WHAT YOU SHOULD DO: Of the lines in these entries, how many contain the string "this"? Give the number and nothing else.

---+---

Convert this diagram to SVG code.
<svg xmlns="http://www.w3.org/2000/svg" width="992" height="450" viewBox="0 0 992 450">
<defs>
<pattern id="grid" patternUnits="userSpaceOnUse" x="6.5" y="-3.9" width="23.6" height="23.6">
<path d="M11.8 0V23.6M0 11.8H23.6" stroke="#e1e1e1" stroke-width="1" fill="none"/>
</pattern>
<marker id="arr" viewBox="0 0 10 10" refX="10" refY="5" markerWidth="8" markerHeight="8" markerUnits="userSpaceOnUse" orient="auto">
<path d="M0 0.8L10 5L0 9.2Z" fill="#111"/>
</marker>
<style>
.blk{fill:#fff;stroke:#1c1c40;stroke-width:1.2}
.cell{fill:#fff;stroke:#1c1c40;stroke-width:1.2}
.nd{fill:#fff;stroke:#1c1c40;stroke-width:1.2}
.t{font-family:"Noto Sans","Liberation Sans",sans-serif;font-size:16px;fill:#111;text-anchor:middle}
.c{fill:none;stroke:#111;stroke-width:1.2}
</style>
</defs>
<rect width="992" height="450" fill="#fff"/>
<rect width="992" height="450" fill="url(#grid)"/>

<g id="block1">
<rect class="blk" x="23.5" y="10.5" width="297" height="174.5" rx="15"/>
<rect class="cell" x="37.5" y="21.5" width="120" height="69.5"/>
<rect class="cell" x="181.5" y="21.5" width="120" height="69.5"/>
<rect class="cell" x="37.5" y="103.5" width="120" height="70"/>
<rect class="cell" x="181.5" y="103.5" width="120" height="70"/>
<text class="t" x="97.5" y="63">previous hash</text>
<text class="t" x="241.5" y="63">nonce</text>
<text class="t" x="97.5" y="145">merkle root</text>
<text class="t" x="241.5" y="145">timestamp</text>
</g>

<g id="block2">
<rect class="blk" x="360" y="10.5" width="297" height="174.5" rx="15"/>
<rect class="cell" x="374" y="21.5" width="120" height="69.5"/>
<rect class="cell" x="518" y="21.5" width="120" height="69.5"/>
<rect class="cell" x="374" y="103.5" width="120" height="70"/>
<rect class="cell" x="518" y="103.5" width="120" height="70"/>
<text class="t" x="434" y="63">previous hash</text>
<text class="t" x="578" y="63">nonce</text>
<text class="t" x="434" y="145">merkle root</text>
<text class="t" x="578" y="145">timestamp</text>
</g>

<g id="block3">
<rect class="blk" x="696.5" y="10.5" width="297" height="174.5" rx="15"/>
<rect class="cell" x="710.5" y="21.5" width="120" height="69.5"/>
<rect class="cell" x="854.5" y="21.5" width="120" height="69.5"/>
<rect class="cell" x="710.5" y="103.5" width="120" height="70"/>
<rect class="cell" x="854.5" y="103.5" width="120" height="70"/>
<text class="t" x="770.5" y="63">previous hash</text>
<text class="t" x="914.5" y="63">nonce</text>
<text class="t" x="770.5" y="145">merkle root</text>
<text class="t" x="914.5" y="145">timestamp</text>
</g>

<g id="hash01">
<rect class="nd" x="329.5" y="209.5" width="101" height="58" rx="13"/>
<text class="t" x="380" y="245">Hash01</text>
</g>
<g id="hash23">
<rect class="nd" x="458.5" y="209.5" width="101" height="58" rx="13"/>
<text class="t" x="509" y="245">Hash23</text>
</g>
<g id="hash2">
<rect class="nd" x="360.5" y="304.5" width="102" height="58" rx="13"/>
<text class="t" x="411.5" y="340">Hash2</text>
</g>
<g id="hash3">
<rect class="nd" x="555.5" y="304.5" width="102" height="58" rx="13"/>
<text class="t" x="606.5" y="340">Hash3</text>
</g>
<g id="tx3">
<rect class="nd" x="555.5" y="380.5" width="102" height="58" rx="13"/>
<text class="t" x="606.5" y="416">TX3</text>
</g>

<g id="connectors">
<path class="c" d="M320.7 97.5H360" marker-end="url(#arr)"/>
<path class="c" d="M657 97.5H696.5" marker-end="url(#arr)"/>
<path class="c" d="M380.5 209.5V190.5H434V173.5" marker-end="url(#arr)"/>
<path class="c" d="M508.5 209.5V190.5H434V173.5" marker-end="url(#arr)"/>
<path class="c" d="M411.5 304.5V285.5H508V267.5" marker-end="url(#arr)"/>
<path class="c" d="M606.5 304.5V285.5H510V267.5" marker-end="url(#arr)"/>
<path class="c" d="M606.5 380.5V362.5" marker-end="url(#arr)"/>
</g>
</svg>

---+---

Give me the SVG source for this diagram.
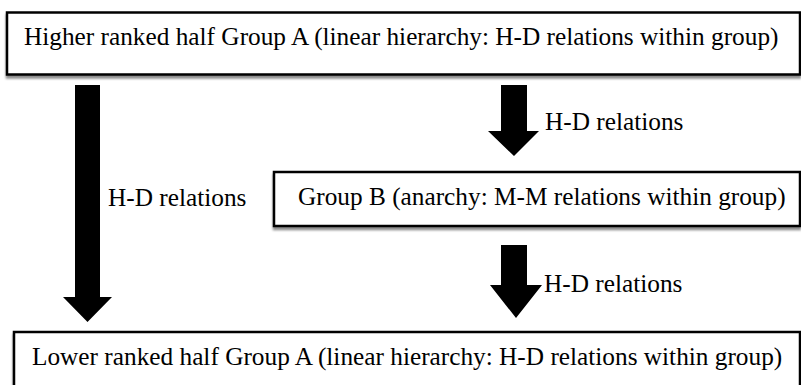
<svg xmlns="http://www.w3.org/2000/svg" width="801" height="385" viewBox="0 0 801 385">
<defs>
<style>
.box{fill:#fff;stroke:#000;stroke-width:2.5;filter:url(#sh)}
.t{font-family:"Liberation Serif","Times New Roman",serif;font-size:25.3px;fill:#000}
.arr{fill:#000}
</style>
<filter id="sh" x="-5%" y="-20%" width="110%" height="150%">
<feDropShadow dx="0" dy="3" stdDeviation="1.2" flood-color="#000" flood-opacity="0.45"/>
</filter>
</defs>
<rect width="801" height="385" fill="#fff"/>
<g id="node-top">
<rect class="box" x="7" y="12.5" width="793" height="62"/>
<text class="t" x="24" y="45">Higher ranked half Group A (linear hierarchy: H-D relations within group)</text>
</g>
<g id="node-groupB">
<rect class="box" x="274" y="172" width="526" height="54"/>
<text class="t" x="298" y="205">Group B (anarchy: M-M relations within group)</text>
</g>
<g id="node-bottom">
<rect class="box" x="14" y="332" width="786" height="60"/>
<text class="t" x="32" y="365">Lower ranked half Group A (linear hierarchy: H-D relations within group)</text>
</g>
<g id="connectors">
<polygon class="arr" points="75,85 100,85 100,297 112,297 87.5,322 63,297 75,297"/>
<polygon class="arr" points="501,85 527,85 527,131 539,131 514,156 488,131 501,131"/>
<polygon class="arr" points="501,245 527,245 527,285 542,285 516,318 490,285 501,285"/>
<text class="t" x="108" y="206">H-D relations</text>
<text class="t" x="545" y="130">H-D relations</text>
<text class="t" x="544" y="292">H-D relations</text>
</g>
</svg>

---+---

TASK SOLUTION: 2